3 levels of schedule:
- Master schedule: management and client communication, rigid
- Macro schedule: day-to-day project management, semi-rigid
- Micro schedule: team management, highly flexible
PERT (Program Evaluation and Review Technique) Chart is a graphical representation of project tasks laid out in the form of a critical path network.
- Critical path is the longest time path from start to end node.
- Slack specifies how much the task can be delayed without putting project behind schedule.
- Dummy task ensures each node has at least one task starting and one task ending at the node.
Risk Planning plans for risk by trying to:
- foresee what can go wrong before it happens
- estimate its likelihood of happening and its impact
- develop cost-efficient contingency plans, actions to take if it happens
Project needs to be monitored consistently and inoffensively, as change is almost inevitable and most likely to fall behind schedule, by holding periodic project status meetings regularly, doing project review, check KPIs are accomplished as planned, compare target and actual budget and start dates for each activities.

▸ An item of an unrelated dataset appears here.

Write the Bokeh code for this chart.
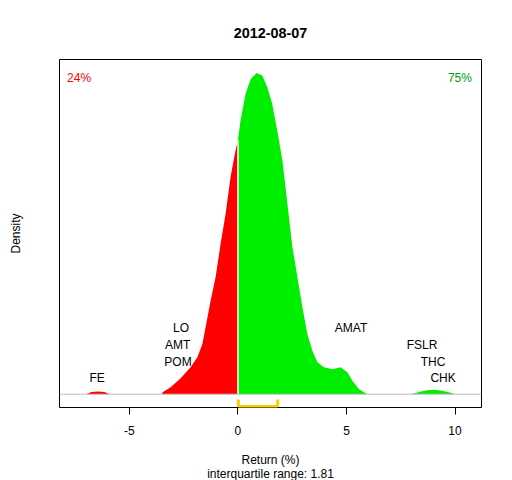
import math
from bokeh.plotting import figure
from bokeh.models import Range1d, FixedTicker, Span, Label, LabelSet, ColumnDataSource, Title
from bokeh.core.properties import value
from bokeh.embed import file_html
from bokeh.resources import INLINE

# ---- data ----
title_text = "2012-08-07"
# return grid (%) and kernel density height
ret_x = [-7.0, -6.75, -6.45, -6.15, -5.9,
         -3.5, -3.47, -3.1, -2.64, -2.18, -1.87, -1.64, -1.49, -1.26, -1.03,
         -0.80, -0.57, -0.34, -0.11, 0.0, 0.12, 0.35, 0.59, 0.86, 1.12, 1.35,
         1.58, 1.81, 2.05, 2.28, 2.51, 2.74, 2.97, 3.20, 3.43, 3.66, 3.96,
         4.35, 4.73, 5.04, 5.27, 5.58, 5.96,
         7.96, 8.3, 8.7, 9.04, 9.4, 9.8, 10.0]
density = [0.0, 0.0022, 0.0026, 0.0022, 0.0,
           0.0, 0.002, 0.007, 0.016, 0.027, 0.037, 0.050, 0.067, 0.0935, 0.117,
           0.150, 0.180, 0.217, 0.2435, 0.254, 0.2735, 0.300, 0.315, 0.321, 0.3185, 0.307,
           0.290, 0.2635, 0.2335, 0.190, 0.147, 0.117, 0.087, 0.060, 0.0435, 0.032, 0.027,
           0.025, 0.027, 0.022, 0.0135, 0.005, 0.0,
           0.0, 0.002, 0.004, 0.0045, 0.0035, 0.0015, 0.0]
q1, q3 = 0.02, 1.83
x_title = "Return (%)"
iqr_text = "interquartile range: 1.81"
y_title = "Density"
pct_down = "24%"
pct_up = "75%"
tickers = ["FE", "LO", "AMT", "POM", "AMAT", "FSLR", "THC", "CHK"]
ticker_x = [-6.49, -2.62, -2.78, -2.76, 5.21, 8.48, 8.99, 9.45]
ticker_y = [0.0158, 0.0662, 0.0492, 0.0318, 0.0662, 0.0492, 0.0318, 0.0158]
x_ticks = [-5, 0, 5, 10]

FONT = "Liberation Sans"
RED = "#FF0000"
GREEN = "#00EE00"

p = figure(width=512, height=480, output_backend="svg", toolbar_location=None,
           x_range=Range1d(-8.22, 11.22), y_range=Range1d(-0.0133, 0.3345),
           min_border_left=59, min_border_right=31, min_border_top=59,
           min_border_bottom=73, title=None)
p.grid.visible = False
p.outline_line_color = "black"
p.outline_line_width = 1
p.background_fill_color = "white"
p.border_fill_color = "white"

# spacer nearest the frame, then the main title above it
p.add_layout(Title(text=" ", text_font_size="1px", standoff=14), "above")
p.add_layout(Title(text=title_text, align="center", text_font=FONT,
                   text_font_size="14.4px", text_font_style="bold",
                   text_color="black", standoff=10), "above")

ax = p.xaxis[0]
ax.ticker = FixedTicker(ticks=x_ticks, minor_ticks=[])
ax.major_label_overrides = {t: str(t) for t in x_ticks}
ax.major_tick_out = 7
ax.major_tick_in = 0
ax.minor_tick_out = 0
ax.major_tick_line_color = "black"
ax.axis_line_color = None
ax.major_label_standoff = 11
ax.major_label_text_font = FONT
ax.major_label_text_font_size = "12px"
ax.major_label_text_color = "black"
ax.axis_label = x_title
ax.axis_label_standoff = 15
ax.axis_label_text_font = FONT
ax.axis_label_text_font_size = "12px"
ax.axis_label_text_font_style = "normal"
ax.axis_label_text_color = "black"

p.add_layout(Title(text=iqr_text, align="center", text_font=FONT, text_font_size="12px",
                   text_font_style="normal", text_color="black", standoff=-9), "below")

ay = p.yaxis[0]
ay.ticker = FixedTicker(ticks=[], minor_ticks=[])
ay.major_tick_out = 0
ay.major_tick_in = 0
ay.minor_tick_out = 0
ay.axis_line_color = None
ay.major_label_text_font_size = "0px"
ay.axis_label = y_title
ay.axis_label_standoff = 37
ay.axis_label_text_font = FONT
ay.axis_label_text_font_size = "12px"
ay.axis_label_text_font_style = "normal"
ay.axis_label_text_color = "black"

# density fill, split at zero
lx = [x for x in ret_x if x <= 0]
ly = [d for x, d in zip(ret_x, density) if x <= 0]
rx = [x for x in ret_x if x >= 0]
ry = [d for x, d in zip(ret_x, density) if x >= 0]
p.varea(x=lx, y1=[0] * len(lx), y2=ly, fill_color=RED)
p.varea(x=rx, y1=[0] * len(rx), y2=ry, fill_color=GREEN)
d0 = density[ret_x.index(0.0)]
p.segment(x0=[0], y0=[0], x1=[0], y1=[d0], line_color="white", line_width=1.5)

p.add_layout(Span(location=0, dimension="width", line_color="#BEBEBE", line_width=1))

# interquartile bracket
yb, yt = -0.0122, -0.0052
p.segment(x0=[q1, q1, q3], y0=[yb, yb, yb], x1=[q3, q1, q3], y1=[yb, yt, yt],
          line_color="#FFCC00", line_width=3)

src = ColumnDataSource(dict(x=ticker_x, y=ticker_y, t=tickers))
p.add_layout(LabelSet(x="x", y="y", text="t", source=src, text_align="center",
                      text_baseline="middle", text_font=value(FONT),
                      text_font_size="12px", text_color="black"))

def lab(text, x, y, color, align):
    p.add_layout(Label(x=x, y=y, text=text, text_align=align, text_baseline="middle",
                       text_font=FONT, text_font_size="12px", text_color=color))

lab(pct_down, -7.87, 0.316, RED, "left")
lab(pct_up, 10.78, 0.316, "#00A000", "right")

open("out.html", "w").write(file_html(p, INLINE))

Size = LOC, # subsystems, # classes, etc
Effort = persons * duration
Productivity = size / effort
Duration = months until delivery
Development cose = labour
Size-oriented metrics is based on past software project to calculate several metrics.
Productivity = KLOC / effort
Cost = $K / KLOC
Quality = errors / KLOC
Documentation = pages / KLOC
Function-oriented metrics is based on properties of the project software.
FP = count-total * {0.65 + 0.01 * sum(Fi)}
Productivity = FP / effort
Cost = $ / FP
Quality = errors / FP
Documentation = pages / FP
System-level Analogy based on previous similar development which uses Delphi technique.
PERT Estimation based on range of values (O, M, P) provided. Expected value E is computed as a weighted average of optimistic O, most likely M, and pessimistic P. StdDev is a measure of schedule of budget risk. The actual size will fall between (E-StdDev) and (E+StdDev) 68% of the time.
E = (O + 4M + P) / 6
StdDev = (P - O) / 6
Planning Poker is based on estimation made by team members, after clarification of assumptions and risk, by playing numbered cards face-down to the table and revealed simultaneously, instead of discussing the number.
Parametric Models uses parametric formulas, empirically derived to predict a project resources.